Unanswered questions:
- Does SNMP4J or OpenNMS try to aggregate collection of OIDs? Is it possible to exclude OIDs? In my SNMP data collection config, I’m trying to fetch hrSystemUptime, hrSystemUsers and hrSystemProcesses. Either OpenNMS or SNMP4J (I think the latter) tries to be smart and causes it to fetch the entire hrSystem table. This is a problem because I have some systems where fetching the whole hrSystem (1.3.6.1.2.1.25.1) tree causes the agent to stop responding to requests, consequently generating repeated SNMP timeouts. This is very reproducible and masking the extra OIDs in Net-SNMP doesn’t seem to help. Upgrading Net-SNMP hasn’t helped either. While Net-SNMP is probably the root cause, there’s no easy way that I can see to have OpenNMS to stop trying to collect too much data.

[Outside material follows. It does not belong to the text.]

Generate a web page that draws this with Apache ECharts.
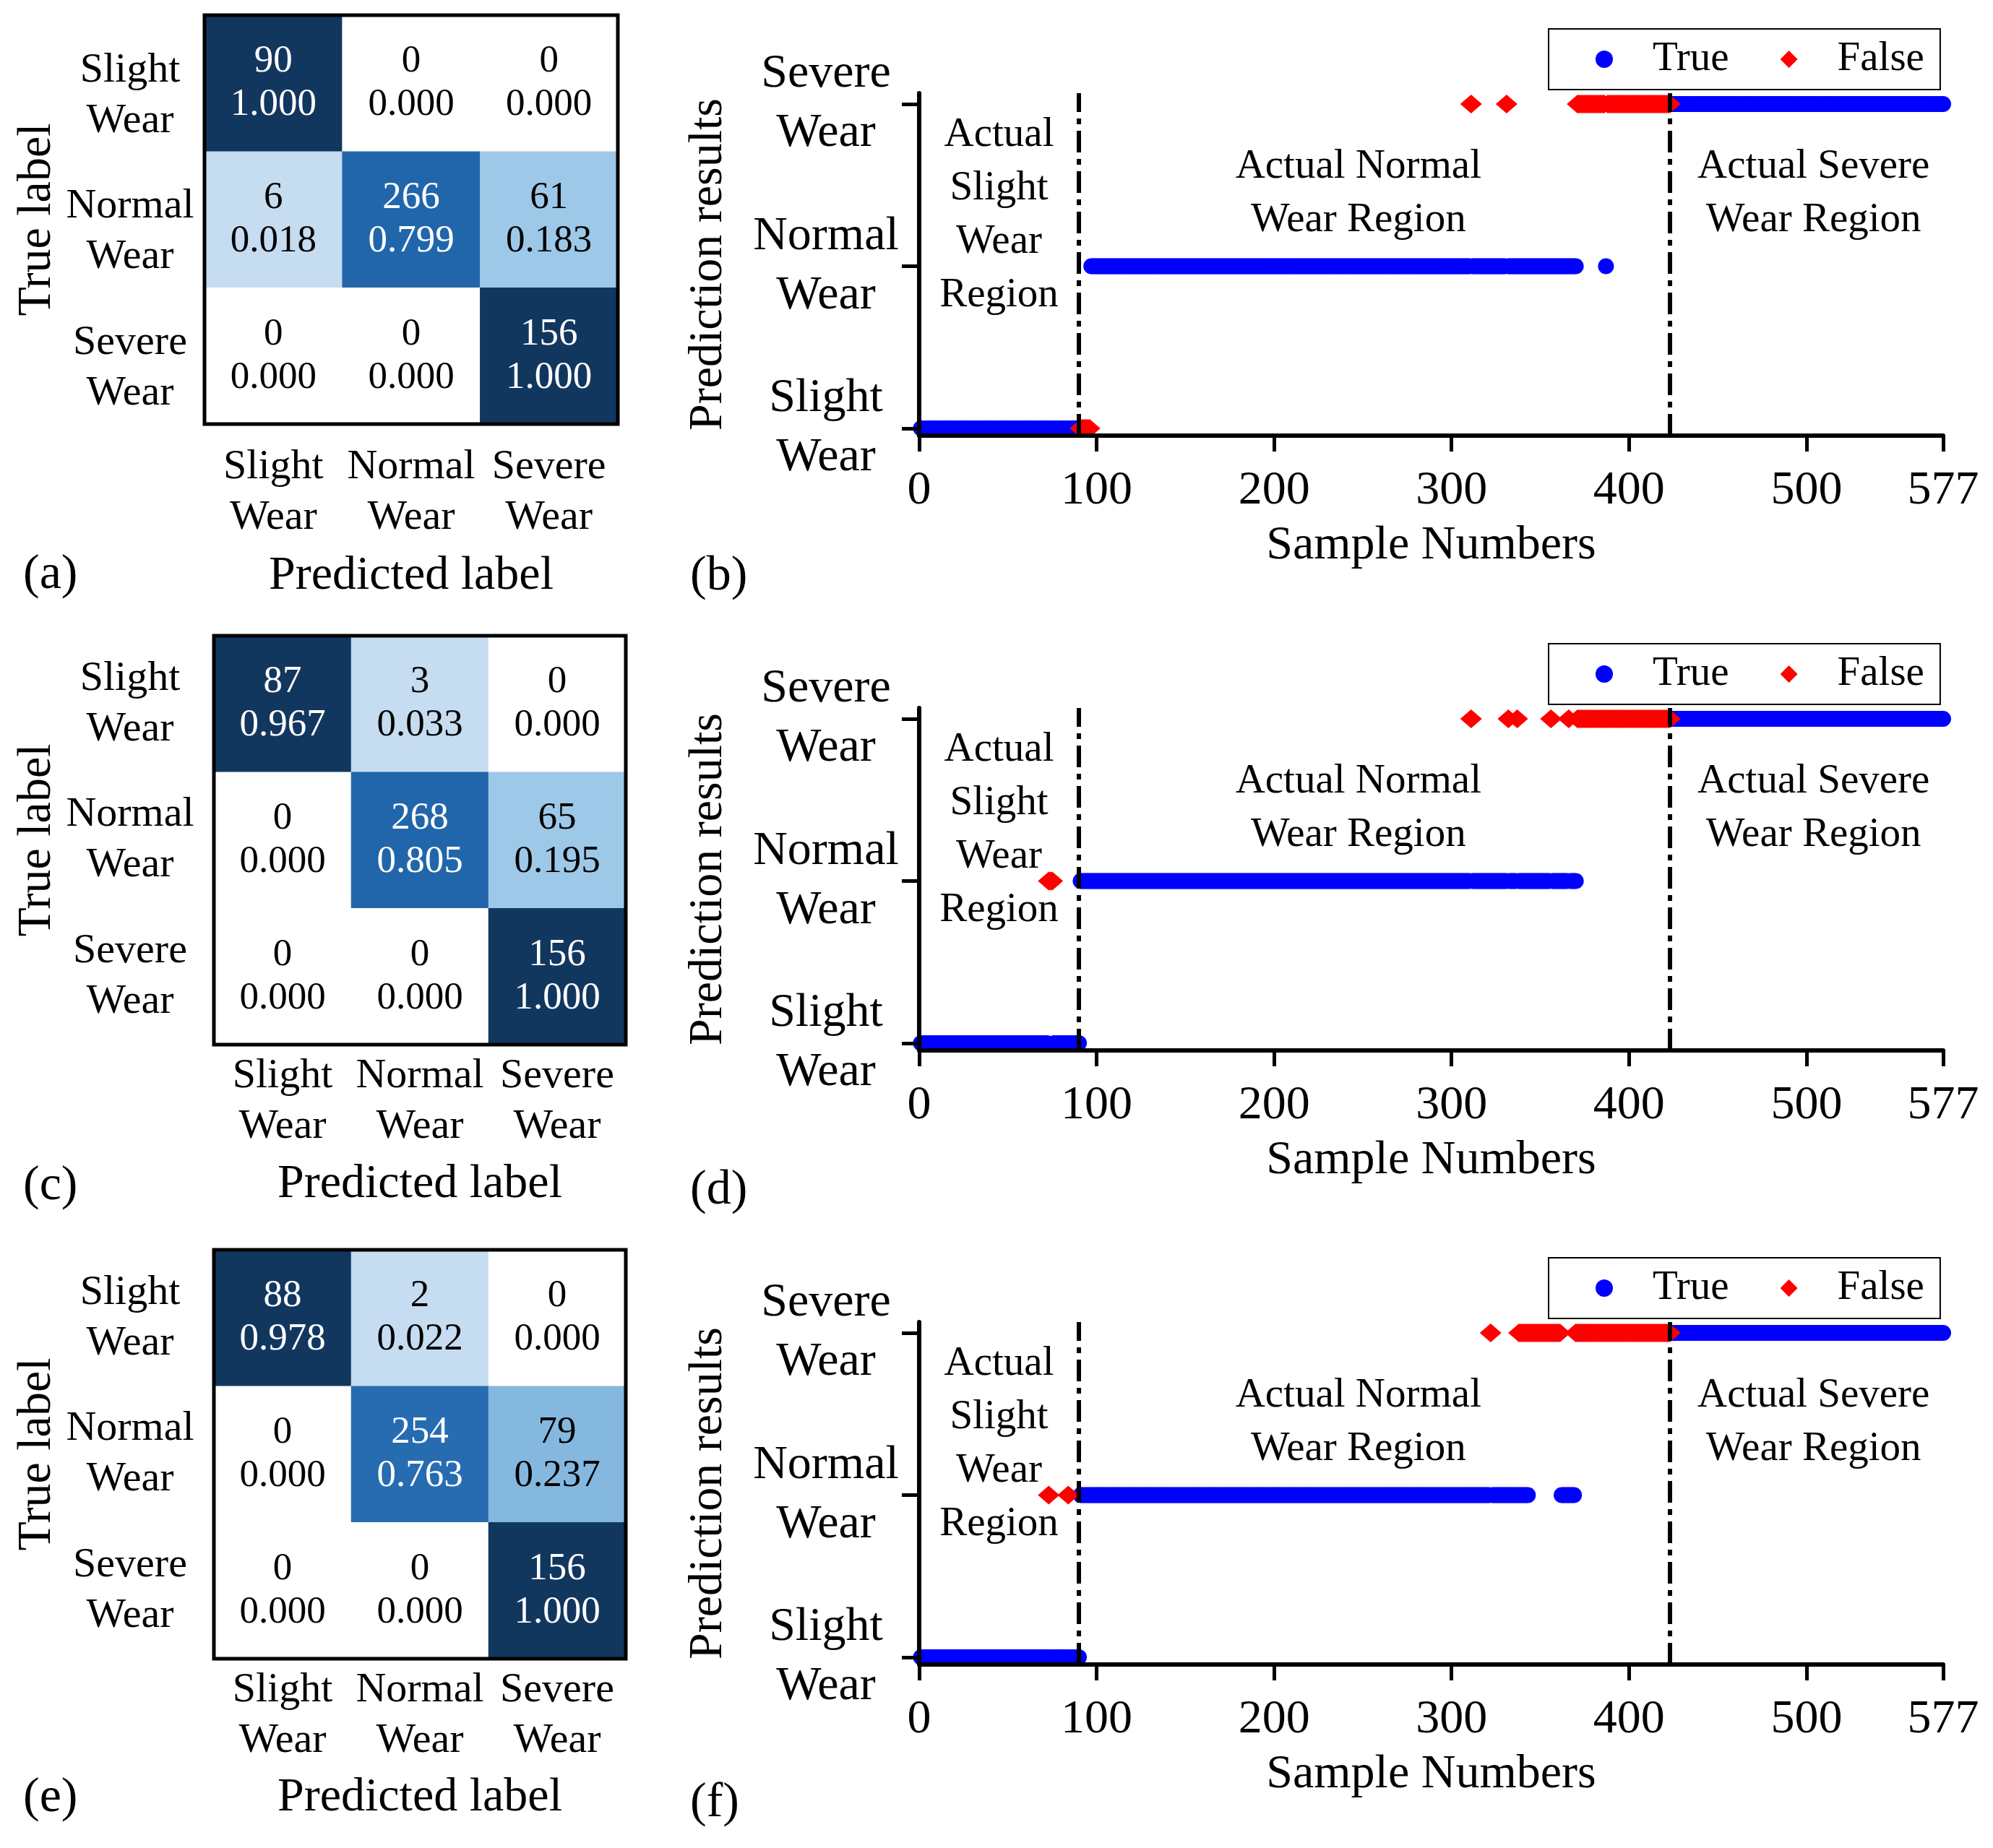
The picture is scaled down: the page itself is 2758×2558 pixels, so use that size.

Surely there’s enough buggy agents out there that people have solved this.
- Why does OpenNMS generate duplicate interface graphs on new nodes? Upon addition of a new node, it creates directories for RRD/JRD files using the interface name such as “Gi3/13”. Later, after a service scan happens, it apparently figures out the MAC address and creates a new directory using the interface name + MAC address such as “Gi3/13-0e63cafe153”, orphaning the old interface data. Why can’t it do this first?
I’ve been neck deep fiddling with this stuff and it almost feels like I could write a book about it.
You should probably open issues against the version you are running with detailed logs if you have not already done so. I doubt that just blogging about it, if not, will get the issues addressed.